Task description. Drop every picture. Then return, exactly, the lines from the beginning of the listing below through the one containing "2.9, 3.0, 3.05, 2.95, 3.0, 3.05, 2.95, 3.0, 3.05, 2.95, 3.0];".

********************

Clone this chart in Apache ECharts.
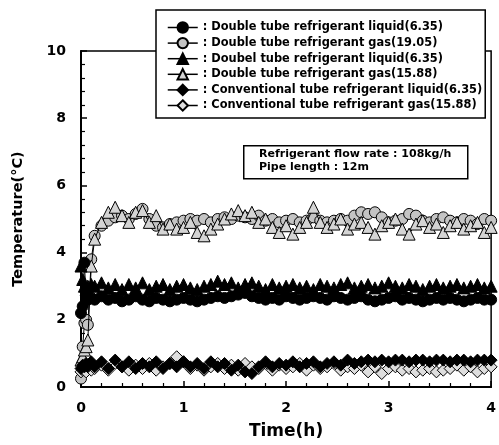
<!DOCTYPE html>
<html>
<head>
<meta charset="utf-8">
<script src="https://cdn.jsdelivr.net/npm/echarts@6/dist/echarts.min.js"></script>
<style>
  html, body { margin: 0; padding: 0; background: #fff; }
  #chart { width: 499px; height: 445px; }
</style>
</head>
<body>
<div id="chart"></div>
<script>
// time of each reading, in minutes
const timeMin = [0, 1, 2, 3, 4, 6, 8, 12, 16, 20, 24, 28, 32, 36, 40, 44, 48, 52, 56, 60,
  64, 68, 72, 76, 80, 84, 88, 92, 96, 100, 104, 108, 112, 116, 120, 124, 128, 132, 136, 140,
  144, 148, 152, 156, 160, 164, 168, 172, 176, 180, 184, 188, 192, 196, 200, 204, 208, 212, 216, 220,
  224, 228, 232, 236, 240];

const dtLiquid635 = [2.2, 2.4, 3.7, 2.6, 2.6, 2.65, 2.6, 2.7, 2.6, 2.65, 2.55, 2.6, 2.7, 2.6, 2.55, 2.65,
  2.6, 2.55, 2.6, 2.65, 2.6, 2.55, 2.6, 2.65, 2.7, 2.65, 2.7, 2.75, 2.8, 2.7, 2.65, 2.6, 2.65, 2.6, 2.7,
  2.65, 2.6, 2.65, 2.7, 2.65, 2.6, 2.7, 2.65, 2.6, 2.65, 2.7, 2.6, 2.55, 2.6, 2.65, 2.7, 2.6, 2.65, 2.6,
  2.55, 2.6, 2.65, 2.6, 2.65, 2.6, 2.55, 2.6, 2.65, 2.6, 2.6];

const dtGas1905 = [0.25, 1.2, 1.9, 2.0, 1.85, 3.8, 4.5, 4.8, 4.95, 5.05, 5.1, 5.0, 5.15, 5.3, 5.0, 4.8,
  4.75, 4.85, 4.9, 4.95, 5.0, 4.95, 5.0, 4.9, 5.0, 5.05, 5.0, 5.1, 5.05, 5.0, 5.1, 4.95, 5.0, 4.9, 4.95,
  5.0, 4.9, 4.95, 5.05, 4.95, 4.9, 4.95, 5.0, 4.95, 5.1, 5.2, 5.15, 5.2, 5.05, 4.9, 4.95, 5.0, 5.15, 5.1,
  4.95, 4.9, 5.0, 5.05, 4.95, 4.9, 5.0, 4.95, 4.85, 5.0, 4.95];

const dtLiquid635b = [3.6, 3.2, 3.0, 2.9, 3.0, 3.05, 3.0, 3.1, 2.95, 3.05, 2.9, 3.05, 2.95, 3.1, 2.9, 3.0,
  3.05, 2.9, 3.0, 3.05, 2.95, 2.9, 3.0, 3.05, 3.15, 3.05, 3.1, 2.95, 3.05, 3.1, 3.0, 2.9, 3.05, 2.95, 3.0,
  3.05, 2.95, 3.0, 2.9, 3.05, 3.0, 2.95, 3.05, 3.1, 2.95, 3.0, 3.05, 2.95, 3.0, 3.1, 3.0, 2.95, 3.05, 3.0,
  2.9, 3.0, 3.05, 2.95, 3.0, 3.05, 2.95, 3.0, 3.05, 2.95, 3.0];

const dtGas1588 = [0.8, 0.9, 1.1, 1.2, 1.4, 3.6, 4.4, 4.9, 5.2, 5.35, 5.1, 4.9, 5.2, 5.25, 4.9, 5.1,
  4.7, 4.85, 4.7, 4.75, 4.9, 4.6, 4.5, 4.7, 4.85, 5.0, 5.15, 5.25, 5.1, 5.2, 4.9, 5.0, 4.75, 4.6, 4.8,
  4.55, 4.75, 4.9, 5.35, 4.9, 4.75, 4.85, 5.0, 4.7, 4.85, 4.9, 4.75, 4.55, 4.8, 4.9, 5.0, 4.7, 4.55, 4.85,
  4.95, 4.75, 4.85, 4.6, 4.8, 4.9, 4.7, 4.8, 4.9, 4.6, 4.75];

const convLiquid635 = [0.55, 0.65, 0.6, 0.7, 0.6, 0.75, 0.6, 0.75, 0.55, 0.8, 0.6, 0.75, 0.55, 0.7, 0.6,
  0.75, 0.55, 0.7, 0.6, 0.75, 0.6, 0.7, 0.55, 0.75, 0.6, 0.7, 0.5, 0.65, 0.45, 0.4, 0.6, 0.75, 0.6, 0.7,
  0.65, 0.75, 0.6, 0.7, 0.75, 0.6, 0.7, 0.75, 0.65, 0.8, 0.7, 0.75, 0.8, 0.75, 0.8, 0.75, 0.8, 0.8, 0.75,
  0.8, 0.8, 0.75, 0.8, 0.8, 0.75, 0.8, 0.8, 0.75, 0.8, 0.8, 0.8];

const convGas1588 = [0.45, 0.5, 0.55, 0.45, 0.6, 0.5, 0.55, 0.65, 0.5, 0.7, 0.6, 0.5, 0.65, 0.55, 0.7,
  0.5, 0.6, 0.7, 0.9, 0.75, 0.55, 0.65, 0.5, 0.6, 0.7, 0.55, 0.65, 0.5, 0.7, 0.6, 0.55, 0.7, 0.5, 0.65,
  0.55, 0.6, 0.7, 0.5, 0.65, 0.55, 0.6, 0.7, 0.5, 0.6, 0.55, 0.65, 0.45, 0.6, 0.4, 0.55, 0.6, 0.5, 0.55,
  0.45, 0.5, 0.55, 0.45, 0.5, 0.55, 0.65, 0.5, 0.6, 0.45, 0.55, 0.6];

const seriesNames = [
  'Double tube refrigerant liquid(6.35)',
  'Double tube refrigerant gas(19.05)',
  'Doubel tube refrigerant liquid(6.35)',
  'Double tube refrigerant gas(15.88)',
  'Conventional tube refrigerant liquid(6.35)',
  'Conventional tube refrigerant gas(15.88)'
];
const xTickLabels = ['0', '1', '2', '3', '4'];
const yTickLabels = ['0', '2', '4', '6', '8', '10'];
const noteLines = ['Refrigerant flow rate : 108kg/h', 'Pipe length : 12m'];

const FONT = '"DejaVu Sans", "Liberation Sans", Arial, sans-serif';

function pairs(vals) {
  return vals.map((v, i) => [timeMin[i] / 60, v]);
}

function mkSeries(name, vals, symbol, fill, size, z) {
  return {
    name: name,
    type: 'line',
    data: pairs(vals),
    symbol: symbol,
    symbolSize: size,
    showAllSymbol: true,
    z: z,
    lineStyle: { color: '#000', width: 1 },
    itemStyle: { color: fill, borderColor: '#000', borderWidth: 1 },
    emphasis: { disabled: true },
    animation: false
  };
}

const chart = echarts.init(document.getElementById('chart'), null, { renderer: 'canvas' });

chart.setOption({
  backgroundColor: '#fff',
  animation: false,
  grid: {
    left: 81, top: 51, right: 3, bottom: 56,
    show: true, borderColor: '#000', borderWidth: 1.5, backgroundColor: 'transparent'
  },
  legend: {
    orient: 'vertical',
    left: 156, top: 10,
    padding: [11, 3, 6, 11],
    itemWidth: 30, itemHeight: 13, itemGap: 2.6,
    backgroundColor: '#fff',
    borderColor: '#000', borderWidth: 1.5,
    z: 10,
    selectedMode: false,
    lineStyle: { width: 1.5 },
    formatter: (name) => ': ' + name,
    textStyle: { color: '#000', fontSize: 11.4, fontWeight: 'bold', fontFamily: FONT, lineHeight: 13 },
    data: seriesNames
  },
  xAxis: {
    type: 'value',
    min: 0, max: 4, interval: 1,
    name: 'Time(h)', nameLocation: 'middle', nameGap: 36,
    nameTextStyle: { color: '#000', fontSize: 17, fontWeight: 'bold', fontFamily: FONT },
    axisLine: { onZero: false, lineStyle: { color: '#000', width: 2 } },
    axisTick: { inside: true, length: 6, lineStyle: { color: '#000', width: 1.5 } },
    minorTick: { show: true, splitNumber: 5, length: 4, lineStyle: { color: '#000', width: 1.2 } },
    splitLine: { show: false },
    axisLabel: {
      color: '#000', fontSize: 14, fontWeight: 'bold', fontFamily: FONT, margin: 14,
      formatter: (v) => xTickLabels[Math.round(v)]
    }
  },
  yAxis: {
    type: 'value',
    min: 0, max: 10, interval: 2,
    name: 'Temperature(°C)', nameLocation: 'middle', nameGap: 55,
    nameTextStyle: { color: '#000', fontSize: 14.5, fontWeight: 'bold', fontFamily: FONT },
    axisLine: { onZero: false, lineStyle: { color: '#000', width: 2 } },
    axisTick: { inside: true, length: 6, lineStyle: { color: '#000', width: 1.5 } },
    minorTick: { show: true, splitNumber: 5, length: 4, lineStyle: { color: '#000', width: 1.2 } },
    splitLine: { show: false },
    axisLabel: {
      color: '#000', fontSize: 14, fontWeight: 'bold', fontFamily: FONT, margin: 15,
      formatter: (v) => yTickLabels[Math.round(v / 2)]
    }
  },
  graphic: [
    {
      type: 'rect', left: 243, top: 145, z: 20,
      shape: { width: 224, height: 33 },
      style: { fill: '#fff', stroke: '#000', lineWidth: 1.5 }
    },
    {
      type: 'text', left: 259, top: 148, z: 21,
      style: {
        text: noteLines.join('\n'),
        fill: '#000', font: 'bold 11px ' + FONT, lineHeight: 13
      }
    }
  ],
  series: [
    mkSeries(seriesNames[1], dtGas1905, 'circle', '#c4c4c4', 11, 2),
    mkSeries(seriesNames[3], dtGas1588, 'triangle', '#d4d4d4', 12, 3),
    mkSeries(seriesNames[0], dtLiquid635, 'circle', '#000', 11, 4),
    mkSeries(seriesNames[2], dtLiquid635b, 'triangle', '#000', 12, 5),
    mkSeries(seriesNames[5], convGas1588, 'diamond', '#dedede', 12, 6),
    mkSeries(seriesNames[4], convLiquid635, 'diamond', '#000', 12, 7)
  ]
});
</script>
</body>
</html>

********************

Written reply.
Clone this chart in Apache ECharts.
<!DOCTYPE html>
<html>
<head>
<meta charset="utf-8">
<script src="https://cdn.jsdelivr.net/npm/echarts@6/dist/echarts.min.js"></script>
<style>
  html, body { margin: 0; padding: 0; background: #fff; }
  #chart { width: 499px; height: 445px; }
</style>
</head>
<body>
<div id="chart"></div>
<script>
// time of each reading, in minutes
const timeMin = [0, 1, 2, 3, 4, 6, 8, 12, 16, 20, 24, 28, 32, 36, 40, 44, 48, 52, 56, 60,
  64, 68, 72, 76, 80, 84, 88, 92, 96, 100, 104, 108, 112, 116, 120, 124, 128, 132, 136, 140,
  144, 148, 152, 156, 160, 164, 168, 172, 176, 180, 184, 188, 192, 196, 200, 204, 208, 212, 216, 220,
  224, 228, 232, 236, 240];

const dtLiquid635 = [2.2, 2.4, 3.7, 2.6, 2.6, 2.65, 2.6, 2.7, 2.6, 2.65, 2.55, 2.6, 2.7, 2.6, 2.55, 2.65,
  2.6, 2.55, 2.6, 2.65, 2.6, 2.55, 2.6, 2.65, 2.7, 2.65, 2.7, 2.75, 2.8, 2.7, 2.65, 2.6, 2.65, 2.6, 2.7,
  2.65, 2.6, 2.65, 2.7, 2.65, 2.6, 2.7, 2.65, 2.6, 2.65, 2.7, 2.6, 2.55, 2.6, 2.65, 2.7, 2.6, 2.65, 2.6,
  2.55, 2.6, 2.65, 2.6, 2.65, 2.6, 2.55, 2.6, 2.65, 2.6, 2.6];

const dtGas1905 = [0.25, 1.2, 1.9, 2.0, 1.85, 3.8, 4.5, 4.8, 4.95, 5.05, 5.1, 5.0, 5.15, 5.3, 5.0, 4.8,
  4.75, 4.85, 4.9, 4.95, 5.0, 4.95, 5.0, 4.9, 5.0, 5.05, 5.0, 5.1, 5.05, 5.0, 5.1, 4.95, 5.0, 4.9, 4.95,
  5.0, 4.9, 4.95, 5.05, 4.95, 4.9, 4.95, 5.0, 4.95, 5.1, 5.2, 5.15, 5.2, 5.05, 4.9, 4.95, 5.0, 5.15, 5.1,
  4.95, 4.9, 5.0, 5.05, 4.95, 4.9, 5.0, 4.95, 4.85, 5.0, 4.95];

const dtLiquid635b = [3.6, 3.2, 3.0, 2.9, 3.0, 3.05, 3.0, 3.1, 2.95, 3.05, 2.9, 3.05, 2.95, 3.1, 2.9, 3.0,
  3.05, 2.9, 3.0, 3.05, 2.95, 2.9, 3.0, 3.05, 3.15, 3.05, 3.1, 2.95, 3.05, 3.1, 3.0, 2.9, 3.05, 2.95, 3.0,
  3.05, 2.95, 3.0, 2.9, 3.05, 3.0, 2.95, 3.05, 3.1, 2.95, 3.0, 3.05, 2.95, 3.0, 3.1, 3.0, 2.95, 3.05, 3.0,
  2.9, 3.0, 3.05, 2.95, 3.0, 3.05, 2.95, 3.0, 3.05, 2.95, 3.0];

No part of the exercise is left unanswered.